[START]

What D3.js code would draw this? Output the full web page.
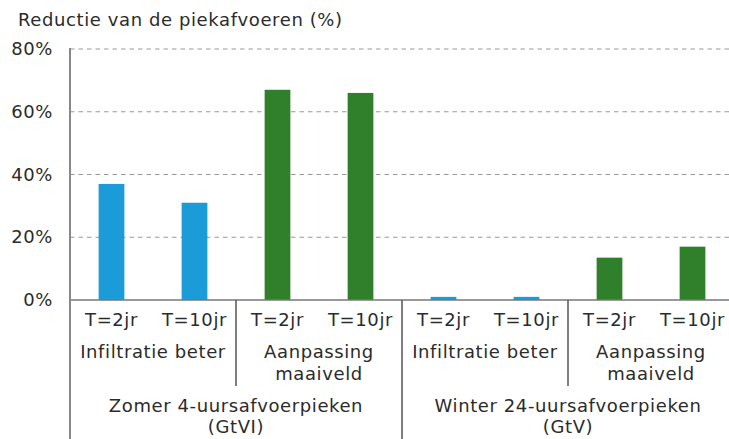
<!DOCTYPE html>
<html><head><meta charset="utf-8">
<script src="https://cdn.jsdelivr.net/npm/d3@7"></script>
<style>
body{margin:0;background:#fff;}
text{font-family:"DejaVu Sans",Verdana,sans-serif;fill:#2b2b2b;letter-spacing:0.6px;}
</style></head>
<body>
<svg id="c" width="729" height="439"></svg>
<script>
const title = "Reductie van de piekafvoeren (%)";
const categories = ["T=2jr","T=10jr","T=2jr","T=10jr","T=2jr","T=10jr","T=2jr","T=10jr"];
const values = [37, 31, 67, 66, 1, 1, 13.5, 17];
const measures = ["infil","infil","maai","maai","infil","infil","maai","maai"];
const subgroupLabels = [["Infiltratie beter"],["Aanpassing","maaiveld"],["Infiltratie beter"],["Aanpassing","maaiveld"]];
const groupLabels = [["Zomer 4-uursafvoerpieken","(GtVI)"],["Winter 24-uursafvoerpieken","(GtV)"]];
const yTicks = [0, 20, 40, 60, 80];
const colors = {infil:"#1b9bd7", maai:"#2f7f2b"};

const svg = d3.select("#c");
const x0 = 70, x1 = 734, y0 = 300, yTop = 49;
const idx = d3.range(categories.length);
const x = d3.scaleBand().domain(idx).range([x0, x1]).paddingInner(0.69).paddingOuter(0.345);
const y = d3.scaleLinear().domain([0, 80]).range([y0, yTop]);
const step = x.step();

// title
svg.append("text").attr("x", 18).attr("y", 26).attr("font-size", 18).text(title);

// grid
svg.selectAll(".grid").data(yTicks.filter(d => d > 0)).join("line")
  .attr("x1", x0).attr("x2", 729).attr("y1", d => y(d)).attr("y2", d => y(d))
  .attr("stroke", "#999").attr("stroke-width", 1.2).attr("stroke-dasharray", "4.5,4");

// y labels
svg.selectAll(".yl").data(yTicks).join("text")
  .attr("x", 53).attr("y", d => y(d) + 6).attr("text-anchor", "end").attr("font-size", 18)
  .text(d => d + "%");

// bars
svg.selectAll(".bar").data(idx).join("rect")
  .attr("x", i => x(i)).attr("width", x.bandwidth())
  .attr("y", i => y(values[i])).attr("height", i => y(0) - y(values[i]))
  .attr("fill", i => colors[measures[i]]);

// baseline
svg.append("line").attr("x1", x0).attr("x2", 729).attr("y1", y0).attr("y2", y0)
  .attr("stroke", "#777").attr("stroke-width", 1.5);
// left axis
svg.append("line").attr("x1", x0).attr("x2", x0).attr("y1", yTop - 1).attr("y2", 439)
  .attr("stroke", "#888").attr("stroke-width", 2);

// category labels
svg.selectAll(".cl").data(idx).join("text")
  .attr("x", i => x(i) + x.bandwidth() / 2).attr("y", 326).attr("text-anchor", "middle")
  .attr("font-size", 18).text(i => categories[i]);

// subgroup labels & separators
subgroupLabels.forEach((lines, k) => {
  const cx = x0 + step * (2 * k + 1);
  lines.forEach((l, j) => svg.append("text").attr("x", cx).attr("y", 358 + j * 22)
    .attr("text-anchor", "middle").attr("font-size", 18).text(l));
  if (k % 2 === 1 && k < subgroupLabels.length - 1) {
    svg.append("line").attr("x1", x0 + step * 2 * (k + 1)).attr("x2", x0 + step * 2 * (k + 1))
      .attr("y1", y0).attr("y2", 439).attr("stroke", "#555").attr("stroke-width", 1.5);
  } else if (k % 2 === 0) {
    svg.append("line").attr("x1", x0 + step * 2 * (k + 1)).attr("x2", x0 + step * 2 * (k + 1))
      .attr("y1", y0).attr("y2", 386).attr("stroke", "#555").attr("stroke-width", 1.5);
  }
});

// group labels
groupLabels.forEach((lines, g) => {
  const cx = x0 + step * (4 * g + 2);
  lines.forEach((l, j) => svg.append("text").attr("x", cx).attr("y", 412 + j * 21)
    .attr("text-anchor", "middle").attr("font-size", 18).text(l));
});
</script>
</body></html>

[END]

Please write out all of the material above without changing a word, and omit any pictures.

What D3.js code would draw this? Output the full web page.
<!DOCTYPE html>
<html><head><meta charset="utf-8">
<script src="https://cdn.jsdelivr.net/npm/d3@7"></script>
<style>
body{margin:0;background:#fff;}
text{font-family:"DejaVu Sans",Verdana,sans-serif;fill:#2b2b2b;letter-spacing:0.6px;}
</style></head>
<body>
<svg id="c" width="729" height="439"></svg>
<script>
const title = "Reductie van de piekafvoeren (%)";
const categories = ["T=2jr","T=10jr","T=2jr","T=10jr","T=2jr","T=10jr","T=2jr","T=10jr"];
const values = [37, 31, 67, 66, 1, 1, 13.5, 17];
const measures = ["infil","infil","maai","maai","infil","infil","maai","maai"];
const subgroupLabels = [["Infiltratie beter"],["Aanpassing","maaiveld"],["Infiltratie beter"],["Aanpassing","maaiveld"]];
const groupLabels = [["Zomer 4-uursafvoerpieken","(GtVI)"],["Winter 24-uursafvoerpieken","(GtV)"]];
const yTicks = [0, 20, 40, 60, 80];
const colors = {infil:"#1b9bd7", maai:"#2f7f2b"};

const svg = d3.select("#c");
const x0 = 70, x1 = 734, y0 = 300, yTop = 49;
const idx = d3.range(categories.length);
const x = d3.scaleBand().domain(idx).range([x0, x1]).paddingInner(0.69).paddingOuter(0.345);
const y = d3.scaleLinear().domain([0, 80]).range([y0, yTop]);
const step = x.step();

// title
svg.append("text").attr("x", 18).attr("y", 26).attr("font-size", 18).text(title);

// grid
svg.selectAll(".grid").data(yTicks.filter(d => d > 0)).join("line")
  .attr("x1", x0).attr("x2", 729).attr("y1", d => y(d)).attr("y2", d => y(d))
  .attr("stroke", "#999").attr("stroke-width", 1.2).attr("stroke-dasharray", "4.5,4");

// y labels
svg.selectAll(".yl").data(yTicks).join("text")
  .attr("x", 53).attr("y", d => y(d) + 6).attr("text-anchor", "end").attr("font-size", 18)
  .text(d => d + "%");

// bars
svg.selectAll(".bar").data(idx).join("rect")
  .attr("x", i => x(i)).attr("width", x.bandwidth())
  .attr("y", i => y(values[i])).attr("height", i => y(0) - y(values[i]))
  .attr("fill", i => colors[measures[i]]);

// baseline
svg.append("line").attr("x1", x0).attr("x2", 729).attr("y1", y0).attr("y2", y0)
  .attr("stroke", "#777").attr("stroke-width", 1.5);
// left axis
svg.append("line").attr("x1", x0).attr("x2", x0).attr("y1", yTop - 1).attr("y2", 439)
  .attr("stroke", "#888").attr("stroke-width", 2);

// category labels
svg.selectAll(".cl").data(idx).join("text")
  .attr("x", i => x(i) + x.bandwidth() / 2).attr("y", 326).attr("text-anchor", "middle")
  .attr("font-size", 18).text(i => categories[i]);

// subgroup labels & separators
subgroupLabels.forEach((lines, k) => {
  const cx = x0 + step * (2 * k + 1);
  lines.forEach((l, j) => svg.append("text").attr("x", cx).attr("y", 358 + j * 22)
    .attr("text-anchor", "middle").attr("font-size", 18).text(l));
  if (k % 2 === 1 && k < subgroupLabels.length - 1) {
    svg.append("line").attr("x1", x0 + step * 2 * (k + 1)).attr("x2", x0 + step * 2 * (k + 1))
      .attr("y1", y0).attr("y2", 439).attr("stroke", "#555").attr("stroke-width", 1.5);
  } else if (k % 2 === 0) {
    svg.append("line").attr("x1", x0 + step * 2 * (k + 1)).attr("x2", x0 + step * 2 * (k + 1))
      .attr("y1", y0).attr("y2", 386).attr("stroke", "#555").attr("stroke-width", 1.5);
  }
});

// group labels
groupLabels.forEach((lines, g) => {
  const cx = x0 + step * (4 * g + 2);
  lines.forEach((l, j) => svg.append("text").attr("x", cx).attr("y", 412 + j * 21)
    .attr("text-anchor", "middle").attr("font-size", 18).text(l));
});
</script>
</body></html>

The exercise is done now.